Sap running down knife
Sap running down knife

Start to drill

Using your bit and brace place the nose of the bit onto the hole your knife made as to make another one is simply cruel and unthinking. The angle doesn’t need to be as steep, just enough to encourage gravity to help the sap on its way down the spile. The depth always depends on the thickness of the bark. You are aiming to enter the sapwood and have enough depth for the spile to have decent purchase.

Drilling hole
Slowly drilling the hole
Hole drilled
The completed hole

Grab your spile and making sure it is clean and the hole on the face is at “6 o’clock” gently tap the spile in to place with your axe and hang your receptacle. Cover it and go for a nice stroll, cut wood or simple sit and be. Either way leave the birch sap running for at least twenty minutes if you only want to have a good drink. If you are making wine leave for at least twenty-four hours.

Spile in place
The spile tapped into place
Billy tin in place
The billy tin is hung and covered

Collecting birch sap and making good

So, these days, I only collect enough for my family and I to have a good drink of the sap, a Spring ritual if you like. If you are collecting larger quantities use a larger vessel to pour your collected sap into. Remember to use it quickly as it goes off as quickly as milk does. Once you’ve decide to finish collecting it is now your absolute responsibility to make good the hole you have created. If you don’t the tree will either die or be infected. Both are obviously terrible and will be your fault.
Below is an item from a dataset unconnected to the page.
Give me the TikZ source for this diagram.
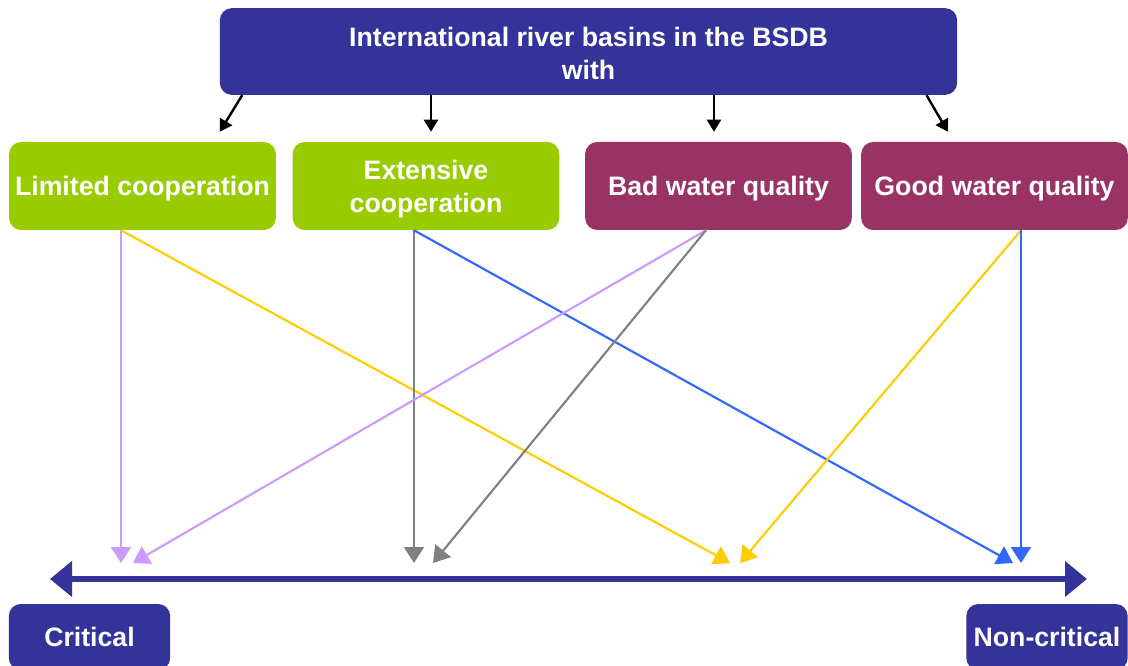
\documentclass[tikz,border=0pt]{standalone}
\usepackage{fontspec}
\setmainfont{Liberation Sans}
\usetikzlibrary{arrows.meta}
\definecolor{basinblue}{HTML}{333399}
\definecolor{coopgreen}{HTML}{99CC00}
\definecolor{qualityred}{HTML}{993366}
\definecolor{lilac}{HTML}{CC99FF}
\definecolor{amber}{HTML}{FFCC00}
\definecolor{slate}{HTML}{808080}
\definecolor{skyblue}{HTML}{3366FF}
\newcommand{\capstrut}[1]{\rule{0pt}{#1}}
\begin{document}
\begin{tikzpicture}[x=0.75pt, y=-0.75pt,
                    box/.style={rounded corners=9pt, inner sep=0pt, text=white, align=center,
                                font=\fontsize{20}{25}\selectfont\bfseries},
                    topic/.style={box, minimum width=200pt, minimum height=66pt},
                    verdict/.style={box, fill=basinblue, minimum width=121pt, minimum height=49.5pt},
                    feed/.style={-{Triangle[length=9pt,width=10.5pt]}, line width=1.8pt},
                    link/.style={-{Triangle[length=12pt,width=15pt]}, line width=1.6pt}]
\useasboundingbox (0,0) rectangle (1128,666);

\node[box, fill=basinblue, minimum width=553pt, minimum height=65pt] (basins) at (588.5,51.5)
    {\capstrut{17.3pt}International river basins in the BSDB\\with};

\node[topic, fill=coopgreen] (limited) at (142.5,186) {\capstrut{18.7pt}Limited cooperation};
\node[topic, fill=coopgreen] (extensive) at (426,186) {\capstrut{18.7pt}Extensive\\cooperation};
\node[topic, fill=qualityred] (bad) at (718.5,186) {\capstrut{18.7pt}Bad water quality};
\node[topic, fill=qualityred] (good) at (994.5,186) {\capstrut{18.7pt}Good water quality};

\node[verdict] (critical) at (89.5,637) {Critical};
\node[verdict] (noncritical) at (1047,637) {Non-critical};

% scale between the two outcomes
\coordinate (critEnd) at (50,579);
\coordinate (safeEnd) at (1087,579);
\draw[basinblue, line width=4pt, {Triangle[length=16.5pt,width=26pt]}-{Triangle[length=16.5pt,width=26pt]}]
    (critEnd) -- (safeEnd);

% from the basins to the four groups
\draw[feed] ([xshift=17pt]basins.south west) -- ([xshift=58pt,yshift=7.5pt]limited.north);
\draw[feed] (basins.south -| extensive.north) ++(3.75pt,0) -- ([xshift=3.75pt,yshift=7.5pt]extensive.north);
\draw[feed] (basins.south -| bad.north) ++(-3.4pt,0) -- ([xshift=-3.4pt,yshift=7.5pt]bad.north);
\draw[feed] ([xshift=-23.25pt]basins.south east) -- ([xshift=-35pt,yshift=7.5pt]good.north);

% arrow tips on the scale
\coordinate (limTip) at (121,563);
\coordinate (badLilac) at (133,563);
\coordinate (extTip) at (414,563);
\coordinate (badGrey) at (433,563);
\coordinate (limAmber) at (730,563);
\coordinate (goodAmber) at (740,563);
\coordinate (extBlue) at (1013,563);
\coordinate (goodTip) at (1021,563);

\draw[link, lilac] (limited.south -| limTip) -- (limTip);
\draw[link, amber] (limited.south -| limTip) -- (limAmber);
\draw[link, slate] (extensive.south -| extTip) -- (extTip);
\draw[link, skyblue] (extensive.south -| extTip) -- (extBlue);
\draw[link, lilac] ([xshift=-9.4pt]bad.south) -- (badLilac);
\draw[link, slate] ([xshift=-9.4pt]bad.south) -- (badGrey);
\draw[link, amber] (good.south -| goodTip) -- (goodAmber);
\draw[link, skyblue] (good.south -| goodTip) -- (goodTip);
\end{tikzpicture}
\end{document}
There are lots of ways out there that plug the hole well so feel free to look them up or utilise them. The method I have been using for nearly twenty years is making a plug from a slightly larger piece of hazel. Identify a piece that will suit your needs and either sympathetically trim the rod or take it off as if you were coppicing the rod. Measure a piece that is slightly too long for your needs and strip the hazel’s bark so you don’t introduce any bacteria in to the birch.

Cut the stripped piece and create a chamfer on the end you will be striking with the poll of the axe. place the hazel into the hole and tap it in until it won’t go any further. At this point you may see bubbles coming out of the hazel. Don’t worry about this as it is the pressure pushing out the sap of the hazel. Once the plug is secure trim it off with the saw and thank the tree. After all, it has given up its sap just for you. Don’t tap it again for another three years so it has plenty of time to recover.

Collecting Birch
Collecting birch sap
Hole plugged with hazel
The hole has been made good
An old birch tree tap
A tap I made about five years ago healed nicely

Whilst waiting for your sap to collect you could also utilise the birch’s bark as a future fire starter. Simply look at the tree’s bark and if you see any wispy bark shedding peel it off. Within no time at all you will have a handful of wonderful tinder. The birch, what an amazing tree.

Collecting birch bark
One of our children collected this little lot in about ten minutes

So, get out there and enjoy the very beginning of the edible harvest Mother Nature has to offer you. My great friend Simon told me that if the word pure had a taste, it would taste of birch sap. Well I couldn’t agree more. It is a pure elixir.